(EXERCISE DETAILS)
Leaving out the pictures, retype the lines from the beginning of the listing through the line containing "0.0, 0.15, 0.15, 0.2]".

(SUPPLIED MATERIAL)
◆ ◆ ◆

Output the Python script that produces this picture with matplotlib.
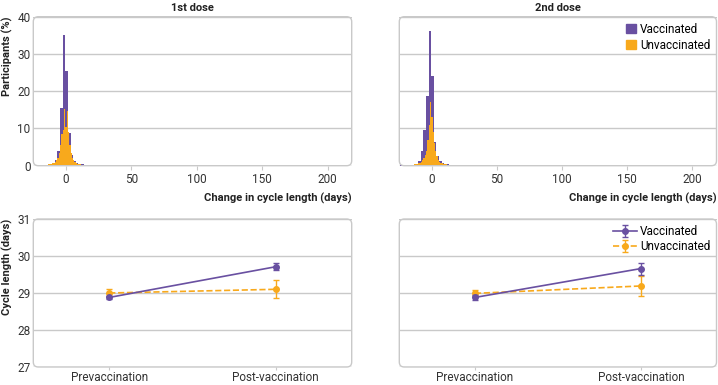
import matplotlib
matplotlib.use("Agg")
import matplotlib.pyplot as plt
from matplotlib.patches import FancyBboxPatch, Patch
import numpy as np

plt.rcParams['font.family'] = ['Roboto', 'DejaVu Sans']

PURPLE = '#6950a1'
ORANGE = '#f8a91c'
GRID = '#c9c9c9'
TXT = '#333333'
FS = 8

# ---------------- data ----------------
panel_titles = ["1st dose", "2nd dose"]
series_names = ["Vaccinated", "Unvaccinated"]

# Vaccinated histograms: 2-day bins (bin centres, % participants)
vacc_centers = [-23.5, -21.5, -19.5, -17.5, -15.5, -13.5, -11.5, -9.5, -7.5, -5.5,
                -3.5, -1.5, 0.5, 2.5, 4.5, 6.5, 8.5, 10.5, 12.5, 14.5,
                16.5, 18.5, 20.5, 22.5, 24.5, 26.5, 28.5, 30.5, 32.5, 34.5,
                36.5, 38.5, 40.5, 42.5, 44.5, 46.5, 48.5, 50.5, 52.5, 54.5,
                56.5, 58.5, 60.5, 62.5, 64.5, 66.5, 68.5, 74.5, 78.5, 82.5,
                84.5, 90.5, 114.5, 212.5]
vacc_dose1 = [0.05, 0.1, 0.1, 0.15, 0.2, 0.3, 0.4, 0.6, 1.5, 4.0,
              15.6, 35.0, 25.5, 8.8, 3.0, 1.2, 0.6, 0.5, 0.4, 0.3,
              0.3, 0.25, 0.25, 0.2, 0.2, 0.2, 0.2, 0.2, 0.2, 0.2,
              0.2, 0.2, 0.25, 0.25, 0.2, 0.25, 0.2, 0.2, 0.2, 0.2,
              0.2, 0.2, 0.2, 0.15, 0.15, 0.1, 0.0, 0.2, 0.0, 0.2,
              0.2, 0.15, 0.15, 0.2]
vacc_dose2 = [0.2, 0.1, 0.1, 0.15, 0.2, 0.3, 0.4, 1.2, 4.0, 9.5,
              18.6, 36.2, 24.0, 6.3, 2.5, 1.2, 0.6, 0.5, 0.4, 0.3,
              0.3, 0.25, 0.25, 0.2, 0.2, 0.2, 0.2, 0.25, 0.2, 0.2,
              0.2, 0.2, 0.2, 0.2, 0.2, 0.2, 0.2, 0.25, 0.2, 0.2,
              0.15, 0.15, 0.2, 0.15, 0.1, 0.15, 0.15, 0.2, 0.15, 0.2,
              0.0, 0.15, 0.15, 0.2]

# Unvaccinated histograms: 1-day bins
unvac_centers = [-20, -19, -18, -17, -16, -15, -14, -13, -12, -11,
                 -10, -9, -8, -7, -6, -5, -4, -3, -2, -1,
                 0, 1, 2, 3, 4, 5, 6, 7, 8, 9,
                 10, 11, 12, 13, 14, 15, 16, 17, 18, 19,
                 20, 21, 22, 23, 24, 25, 26, 27, 28, 29,
                 30, 31, 32, 33, 34, 35]
unvac_dose1 = [0.1, 0.1, 0.15, 0.2, 0.2, 0.25, 0.3, 0.35, 0.4, 0.5,
               0.6, 0.8, 1.0, 1.5, 2.2, 3.5, 5.5, 8.5, 9.5, 15.2,
               10.5, 14.6, 9.0, 5.5, 3.5, 2.2, 1.4, 0.9, 0.7, 0.5,
               0.4, 0.35, 0.3, 0.3, 0.25, 0.25, 0.25, 0.2, 0.2, 0.2,
               0.2, 0.2, 0.2, 0.2, 0.2, 0.2, 0.2, 0.2, 0.2, 0.2,
               0.2, 0.2, 0.2, 0.15, 0.15, 0.1]
unvac_dose2 = [0.1, 0.1, 0.15, 0.2, 0.2, 0.25, 0.3, 0.35, 0.4, 0.5,
               0.6, 0.8, 1.0, 1.4, 2.0, 2.8, 4.0, 7.0, 11.0, 17.0,
               13.0, 9.0, 6.0, 4.0, 2.5, 1.5, 1.0, 0.8, 0.6, 0.5,
               0.4, 0.35, 0.3, 0.3, 0.25, 0.25, 0.25, 0.2, 0.2, 0.2,
               0.2, 0.2, 0.2, 0.2, 0.2, 0.2, 0.2, 0.2, 0.2, 0.2,
               0.15, 0.15, 0.15, 0.15, 0.1, 0.1]

hist_xticks = [0, 50, 100, 150, 200]
hist_yticks = [0, 10, 20, 30, 40]

# Cycle length means and 95% CI half-widths
periods = ["Prevaccination", "Post-vaccination"]
vacc_mean_d1 = [28.88, 29.71]
vacc_err_d1 = [0.05, 0.09]
unvac_mean_d1 = [29.00, 29.10]
unvac_err_d1 = [0.10, 0.24]
vacc_mean_d2 = [28.88, 29.66]
vacc_err_d2 = [0.06, 0.16]
unvac_mean_d2 = [28.99, 29.19]
unvac_err_d2 = [0.08, 0.27]
cycle_yticks = [27, 28, 29, 30, 31]

# ---------------- figure ----------------
W, H = 718, 385
fig = plt.figure(figsize=(W / 100, H / 100), dpi=100)

def px_axes(x0, y0, x1, y1):
    return fig.add_axes([x0 / W, 1 - y1 / H, (x1 - x0) / W, (y1 - y0) / H])

def frame(ax, wpx, hpx):
    for s in ax.spines.values():
        s.set_visible(False)
    r = 5.0
    box = FancyBboxPatch((0, 0), 1, 1,
                         boxstyle=f"round,pad=0,rounding_size={r / wpx}",
                         mutation_aspect=wpx / hpx,
                         transform=ax.transAxes, fc='none', ec=GRID,
                         lw=1.0, clip_on=False, zorder=5)
    ax.add_patch(box)
    ax.set_facecolor('none')
    ax.yaxis.grid(True, color=GRID, lw=1.0)
    ax.set_axisbelow(True)
    ax.tick_params(axis='y', length=0, labelsize=FS + 0.5, colors=TXT, pad=2)
    ax.tick_params(axis='x', length=3, width=0.8, color=GRID,
                   labelsize=FS + 0.5, labelcolor=TXT, pad=2)

xl, xr = 33.3, 351.7
xl2, xr2 = 399.3, 716.5
top_y0, top_y1 = 16.7, 165.7
bot_y0, bot_y1 = 219.0, 367.0

ax_h1 = px_axes(xl, top_y0, xr, top_y1)
ax_h2 = px_axes(xl2, top_y0, xr2, top_y1)
ax_c1 = px_axes(xl, bot_y0, xr, bot_y1)
ax_c2 = px_axes(xl2, bot_y0, xr2, bot_y1)

for ax, vd, ud, title in [(ax_h1, vacc_dose1, unvac_dose1, panel_titles[0]),
                          (ax_h2, vacc_dose2, unvac_dose2, panel_titles[1])]:
    frame(ax, xr - xl, top_y1 - top_y0)
    ax.bar(vacc_centers, vd, width=2.0, color=PURPLE, lw=0, zorder=2,
           label=series_names[0])
    ax.bar(unvac_centers, ud, width=1.0, color=ORANGE, lw=0, zorder=3,
           label=series_names[1])
    ax.set_xlim(-25, 218.5)
    ax.set_ylim(0, 40)
    ax.set_xticks(hist_xticks)
    ax.set_yticks(hist_yticks)
    ax.set_title(title, fontsize=FS, fontweight='bold', color='#222222', pad=4)
    ax.set_xlabel("Change in cycle length (days)", fontsize=FS,
                  fontweight='bold', color='#222222', loc='right', labelpad=5)

ax_h1.set_ylabel("Participants (%)", fontsize=FS, fontweight='bold',
                 color='#222222', loc='top', labelpad=3)
ax_h2.tick_params(axis='y', labelleft=False)
handles = [Patch(color=PURPLE), Patch(color=ORANGE)]
ax_h2.legend(handles, series_names, loc='upper right', frameon=False,
             fontsize=FS + 0.5, handlelength=0.8, handleheight=0.8,
             handletextpad=0.4, labelspacing=0.25, borderaxespad=0.3,
             borderpad=0.2)

xpos = np.arange(len(periods))
for ax, vm, ve, um, ue in [(ax_c1, vacc_mean_d1, vacc_err_d1, unvac_mean_d1, unvac_err_d1),
                           (ax_c2, vacc_mean_d2, vacc_err_d2, unvac_mean_d2, unvac_err_d2)]:
    frame(ax, xr - xl, bot_y1 - bot_y0)
    ax.errorbar(xpos, vm, yerr=ve, color=PURPLE, lw=1.2, marker='o', ms=4,
                capsize=2.5, capthick=1, elinewidth=1, zorder=4,
                label=series_names[0])
    ax.errorbar(xpos, um, yerr=ue, color=ORANGE, lw=1.2, ls='--', marker='o',
                ms=4, capsize=2.5, capthick=1, elinewidth=1, zorder=3,
                label=series_names[1])
    ax.set_xlim(-0.456, 1.456)
    ax.set_ylim(27, 31)
    ax.set_yticks(cycle_yticks)
    ax.set_xticks(xpos)
    ax.set_xticklabels(periods)
    ax.tick_params(axis='x', length=2, pad=1)

ax_c1.set_ylabel("Cycle length (days)", fontsize=FS, fontweight='bold',
                 color='#222222', loc='top', labelpad=3)
ax_c2.tick_params(axis='y', labelleft=False)
ax_c2.legend(loc='upper right', frameon=False, fontsize=FS + 0.5,
             handlelength=2.0, handletextpad=0.3, labelspacing=0.2,
             borderaxespad=0.3, borderpad=0.2)

fig.savefig("out.png", dpi=100)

◆ ◆ ◆

(ANSWER TO THIS PROBLEM)
Output the Python script that produces this picture with matplotlib.
import matplotlib
matplotlib.use("Agg")
import matplotlib.pyplot as plt
from matplotlib.patches import FancyBboxPatch, Patch
import numpy as np

plt.rcParams['font.family'] = ['Roboto', 'DejaVu Sans']

PURPLE = '#6950a1'
ORANGE = '#f8a91c'
GRID = '#c9c9c9'
TXT = '#333333'
FS = 8

# ---------------- data ----------------
panel_titles = ["1st dose", "2nd dose"]
series_names = ["Vaccinated", "Unvaccinated"]

# Vaccinated histograms: 2-day bins (bin centres, % participants)
vacc_centers = [-23.5, -21.5, -19.5, -17.5, -15.5, -13.5, -11.5, -9.5, -7.5, -5.5,
                -3.5, -1.5, 0.5, 2.5, 4.5, 6.5, 8.5, 10.5, 12.5, 14.5,
                16.5, 18.5, 20.5, 22.5, 24.5, 26.5, 28.5, 30.5, 32.5, 34.5,
                36.5, 38.5, 40.5, 42.5, 44.5, 46.5, 48.5, 50.5, 52.5, 54.5,
                56.5, 58.5, 60.5, 62.5, 64.5, 66.5, 68.5, 74.5, 78.5, 82.5,
                84.5, 90.5, 114.5, 212.5]
vacc_dose1 = [0.05, 0.1, 0.1, 0.15, 0.2, 0.3, 0.4, 0.6, 1.5, 4.0,
              15.6, 35.0, 25.5, 8.8, 3.0, 1.2, 0.6, 0.5, 0.4, 0.3,
              0.3, 0.25, 0.25, 0.2, 0.2, 0.2, 0.2, 0.2, 0.2, 0.2,
              0.2, 0.2, 0.25, 0.25, 0.2, 0.25, 0.2, 0.2, 0.2, 0.2,
              0.2, 0.2, 0.2, 0.15, 0.15, 0.1, 0.0, 0.2, 0.0, 0.2,
              0.2, 0.15, 0.15, 0.2]
vacc_dose2 = [0.2, 0.1, 0.1, 0.15, 0.2, 0.3, 0.4, 1.2, 4.0, 9.5,
              18.6, 36.2, 24.0, 6.3, 2.5, 1.2, 0.6, 0.5, 0.4, 0.3,
              0.3, 0.25, 0.25, 0.2, 0.2, 0.2, 0.2, 0.25, 0.2, 0.2,
              0.2, 0.2, 0.2, 0.2, 0.2, 0.2, 0.2, 0.25, 0.2, 0.2,
              0.15, 0.15, 0.2, 0.15, 0.1, 0.15, 0.15, 0.2, 0.15, 0.2,
              0.0, 0.15, 0.15, 0.2]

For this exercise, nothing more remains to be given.